Depuis 2008, c’est là que les élites scientifiques, économiques et intellectuelles de la planète peuvent venir se préparer à l’engloutissement fulgurant du vieux monde et à son remplacement par un « nouveau modèle civilisationnel ». Chaque année, la Singularity University accueille également, gratuitement, 80 étudiants de toutes les nationalités. Ces élus sont sélectionnés sur l’originalité de la réponse qu’ils apportent à une seule question : « Comment allez-vous changer la vie d’un milliard d’individus, en un an ? » L’extravagance n’est jamais un motif de refus des candidatures. L’intelligence humaine est à l’aube de sa libération. Ce qui semble irréalisable aujourd’hui fera le quotidien de « l’humanité augmentée ». L’optimisme forcené prêché par la Singularity University se fonde sur le dogme « computationnaliste » qui établit que l’esprit humain n’est qu’un « système de traitement de l’information » et le cerveau un « appareil de calcul ». Marvin Minsky, le scientifique qui a poussé le plus loin la réflexion sur l’intelligence artificielle, et, par ailleurs, mentor de Ray Kurzweil, affirmait que « le cerveau n’est qu’une machine faite de viande ». Bientôt, dans vingt ans tout au plus, affirme Kurzweil dans son livre « The Singularity is Near », les notions d’instruction, d’éducation, d’enseignement, d’apprentissage des savoirs et des talents seront aussi dépassées que le silex ou le bâton à fouir.

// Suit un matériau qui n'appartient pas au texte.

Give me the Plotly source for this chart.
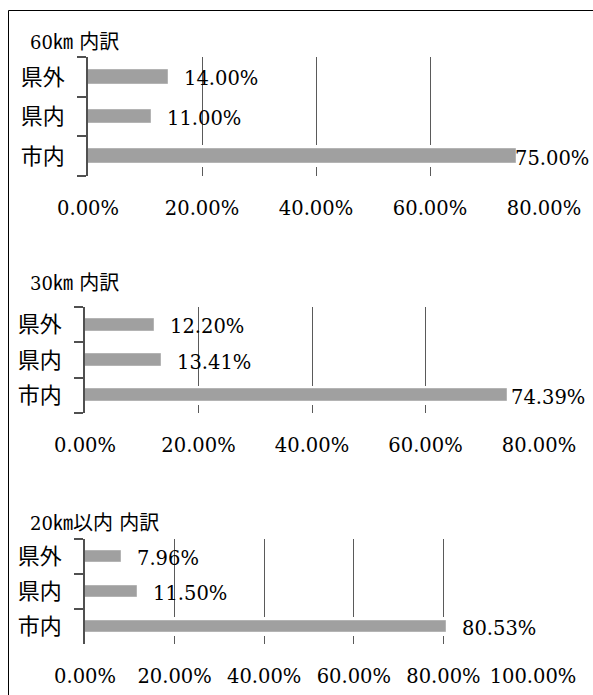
import plotly.graph_objects as go

W, H = 593, 695

# Categories, bottom to top
categories = ["市内", "県内", "県外"]

# Panel headings: (distance, unit, suffix, label)
titles = [("60", "㎞", "", "内訳"), ("30", "㎞", "", "内訳"), ("20", "㎞", "以内", "内訳")]

# Share of visitors per origin (%), one list per distance band
values_60 = [75.00, 11.00, 14.00]
values_30 = [74.39, 13.41, 12.20]
values_20 = [80.53, 11.50, 7.96]
x_max = [80, 80, 100]

series = [values_60, values_30, values_20]

# Plot-area boxes in pixels: (left, right, top, bottom)
boxes = [(88, 544, 57, 176), (85, 539, 307, 413), (85, 533, 539, 644)]
title_y = [42, 283, 523]
# Horizontal nudge of each value label (px), per panel, ordered like categories
label_shift = [[-3, 14, 14], [2, 14, 14], [14, 14, 14]]

NUM_FONT = "DejaVu Serif, Liberation Serif, serif"
CJK_FONT = "Noto Sans CJK JP"
BAR = "#a0a0a0"
GRID = "#5a5a5a"

fig = go.Figure()
annotations = []

for i, (vals, box) in enumerate(zip(series, boxes)):
    l, r, t, b = box
    sfx = "" if i == 0 else str(i + 1)
    xa, ya = "x" + sfx, "y" + sfx
    # white band under each bar so the grid is interrupted around it
    fig.add_trace(go.Bar(
        x=vals, y=categories, orientation="h", width=0.55,
        marker=dict(color="white", line=dict(width=0)),
        xaxis=xa, yaxis=ya, hoverinfo="skip", showlegend=False))
    fig.add_trace(go.Bar(
        x=vals, y=categories, orientation="h", width=0.34,
        marker=dict(color=BAR, line=dict(color="#b4b4b4", width=1)),
        xaxis=xa, yaxis=ya, showlegend=False))

    fig.layout["xaxis" + sfx] = dict(
        domain=[l / W, r / W], anchor=ya, range=[0, x_max[i]],
        dtick=20, tick0=0, tickformat=".2f", ticksuffix="%",
        showgrid=True, gridcolor=GRID, gridwidth=1,
        zeroline=False, showline=False, ticks="",
        ticklabelstandoff=18, tickangle=0, automargin=False,
        tickfont=dict(family=NUM_FONT, size=19.5, color="black"),
        fixedrange=True)
    fig.layout["yaxis" + sfx] = dict(
        domain=[1 - b / H, 1 - t / H], anchor=xa,
        type="category", categoryorder="array", categoryarray=categories,
        range=[-0.5, 2.5], showgrid=False, zeroline=False,
        showline=True, linecolor="#505050", linewidth=1.5,
        ticks="outside", tickson="boundaries", ticklen=9,
        tickcolor="#505050", tickwidth=1.5,
        ticklabelstandoff=17, automargin=False,
        tickfont=dict(family=CJK_FONT, size=22, color="black"),
        fixedrange=True)

    for cat, v, dx in zip(categories, vals, label_shift[i]):
        annotations.append(dict(
            x=v, y=cat, xref=xa, yref=ya, xanchor="left", yanchor="middle",
            xshift=dx, yshift=-2, text=f"{v:.2f}%", showarrow=False,
            font=dict(family=NUM_FONT, size=19.5, color="black")))

    num, unit, suffix, label = titles[i]
    heading = (f"<span style='font-size:18px'>{num}</span>"
               f"<span style='font-size:20px'>{unit}{suffix} {label}</span>")
    annotations.append(dict(
        x=28 / W, y=1 - title_y[i] / H, xref="paper", yref="paper",
        xanchor="left", yanchor="middle", text=heading, showarrow=False,
        font=dict(family="DejaVu Serif, Noto Sans CJK JP", size=18,
                  color="black")))

fig.update_layout(
    width=W, height=H, margin=dict(l=0, r=0, t=0, b=0, autoexpand=False),
    paper_bgcolor="white", plot_bgcolor="white",
    barmode="overlay", bargap=0, annotations=annotations,
    shapes=[dict(type="rect", xref="paper", yref="paper",
                 x0=8.5 / W, x1=1.02, y0=-0.02, y1=1 - 10.5 / H,
                 line=dict(color="black", width=1))],
)

fig.write_html("out.html")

On n’apprendra plus, on sera téléchargé. On ne sera plus éduqué, on sera formaté. Tout le savoir du monde, dans tous les domaines, sera injecté en quelques secondes dans nos cerveaux hybrides. L’actualisation de nos connaissances infinies se fera automatiquement par la communication entre les trillions de nanorobots qui peupleront nos cerveaux et la mémoire illimitée des machines.

« Tout cela se réalisera », estime Stephen Hawking. Il faudra simplement modifier le design de nos crânes pour y aménager des ports de communication entre nos neurones et les ordinateurs. Un détail, un simple détail technique.

Le cerveau n’est qu’une machine faite de viande.